A mummy! Just what Sam needs to decorate his closet. Imagine how the surprize will delight Bess when she returns.

If it's a piece of bone, we doubt somewhat that Sam took it as medicine (or for the mummies' other use, to make the pigment painters call Egyptian brown), because for that you need part of the mummy's tummy, where the asphalt was put. If he did he will be disappointed because ground bone would only give you a sneeze, and anyway as medicine it's expensive and Sam isn't sick. So he must have taken it as a curio. Sam the bibliophile hadn't been known to collect such knick-knacks before, but, what with reading Athanasius Kirchner, all this disposable income and his access to the sea trade, he is well placed and should absolutely be encouraged to start a cabinet of curiosities now, unicorn horns and all.
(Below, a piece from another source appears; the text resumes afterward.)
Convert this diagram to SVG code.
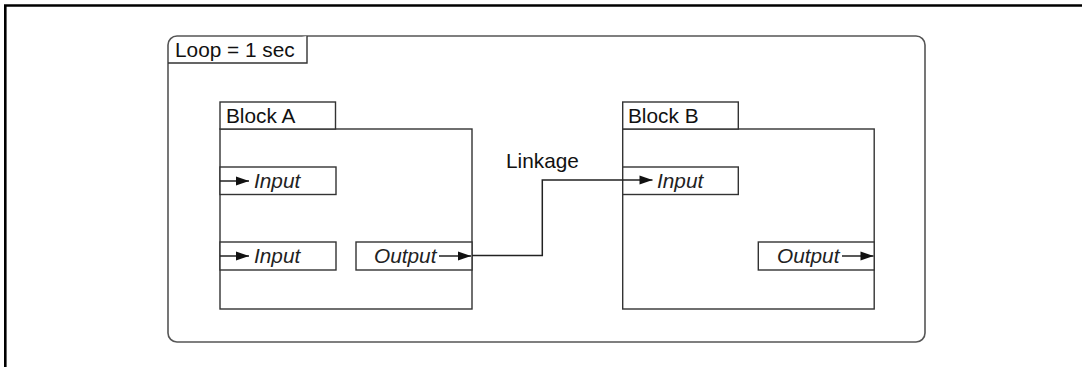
<svg xmlns="http://www.w3.org/2000/svg" width="1082" height="367" viewBox="0 0 1082 367">
<style>
.frame{fill:none;stroke:#000;stroke-width:2.6}
.loop{fill:#fff;stroke:#555;stroke-width:1.6}
.box{fill:#fff;stroke:#333;stroke-width:1.4}
.wire{fill:none;stroke:#222;stroke-width:1.5}
.t{font-family:"Liberation Sans",Arial,sans-serif;font-size:20.8px;fill:#111}
.i{font-family:"Liberation Sans",Arial,sans-serif;font-size:20.8px;font-style:italic;fill:#222}
</style>
<defs>
<marker id="ah" markerUnits="userSpaceOnUse" markerWidth="14" markerHeight="10" refX="13" refY="5" orient="auto" overflow="visible">
<path d="M0,0.5 L13,5 L0,9.5 Z" fill="#111"/>
</marker>
</defs>
<rect width="1082" height="367" fill="#fff"/>
<path class="frame" d="M5.3,367 V5.5 H1082"/>

<g id="loop">
<rect class="loop" x="168" y="36" width="757" height="306" rx="9"/>
<path class="box" d="M168,63 H307 V36"/>
<text class="t" x="175" y="57">Loop = 1 sec</text>
</g>

<g id="blockA">
<rect class="box" x="220" y="129" width="252" height="180"/>
<rect class="box" x="220" y="102" width="115.5" height="27"/>
<text class="t" x="226" y="123">Block A</text>
<g id="blockA-in1">
<rect class="box" x="220" y="167" width="116" height="27.5"/>
<line class="wire" x1="220" y1="181" x2="249" y2="181" marker-end="url(#ah)"/>
<text class="i" x="254" y="188">Input</text>
</g>
<g id="blockA-in2">
<rect class="box" x="220" y="242" width="116" height="28"/>
<line class="wire" x1="220" y1="256" x2="249" y2="256" marker-end="url(#ah)"/>
<text class="i" x="254" y="263">Input</text>
</g>
<g id="blockA-out">
<rect class="box" x="356" y="242" width="116" height="28"/>
<text class="i" x="374" y="263">Output</text>
<line class="wire" x1="439" y1="256" x2="471" y2="256" marker-end="url(#ah)"/>
</g>
</g>

<g id="blockB">
<rect class="box" x="622.7" y="129" width="251.5" height="180"/>
<rect class="box" x="622.7" y="102" width="115.6" height="27"/>
<text class="t" x="628" y="123">Block B</text>
<g id="blockB-in1">
<rect class="box" x="622.7" y="167" width="115.6" height="27.5"/>
<line class="wire" x1="622.7" y1="180" x2="652.5" y2="180" marker-end="url(#ah)"/>
<text class="i" x="657" y="188">Input</text>
</g>
<g id="blockB-out">
<rect class="box" x="758.3" y="242" width="115.9" height="28"/>
<text class="i" x="777" y="263">Output</text>
<line class="wire" x1="842" y1="256" x2="873.5" y2="256" marker-end="url(#ah)"/>
</g>
</g>

<g id="connectors">
<polyline class="wire" points="472,255.5 542.3,255.5 542.3,180 622.7,180"/>
<text class="t" x="506" y="168">Linkage</text>
</g>
</svg>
As a showpiece it will go beautifully with the Stone.

Stephane Chenard  •  Link

And McGregor, whose execution we read of! An infamous name, and how seeing it made the very hair on our periwig stand up! We were just reading, in the Newgate Calendar (www.exclassics.com/newgate/ngcontc.htm) how the rebel Clan Gregor had committed such terrible felonies earlier in the century for their very name to "be abolished", under an Act of 1633 that also ruled "that no minister should baptize a child (...) under the name of McGregor under pain of deprivation".

But you know what? "This Act was rescinded at the restoration". See what happens under a womanizing, semi-Catholick king? See? See?

San Diego Sarah  •  Link

You are a jewel, Stephane. More rabbit holes to explore. Thank you.

Stephane Chenard  •  Link

Why, thankee, your humble servant, Madam. We hope to be, of this Society's rock collection, the mummy bone, if not the carbuncle.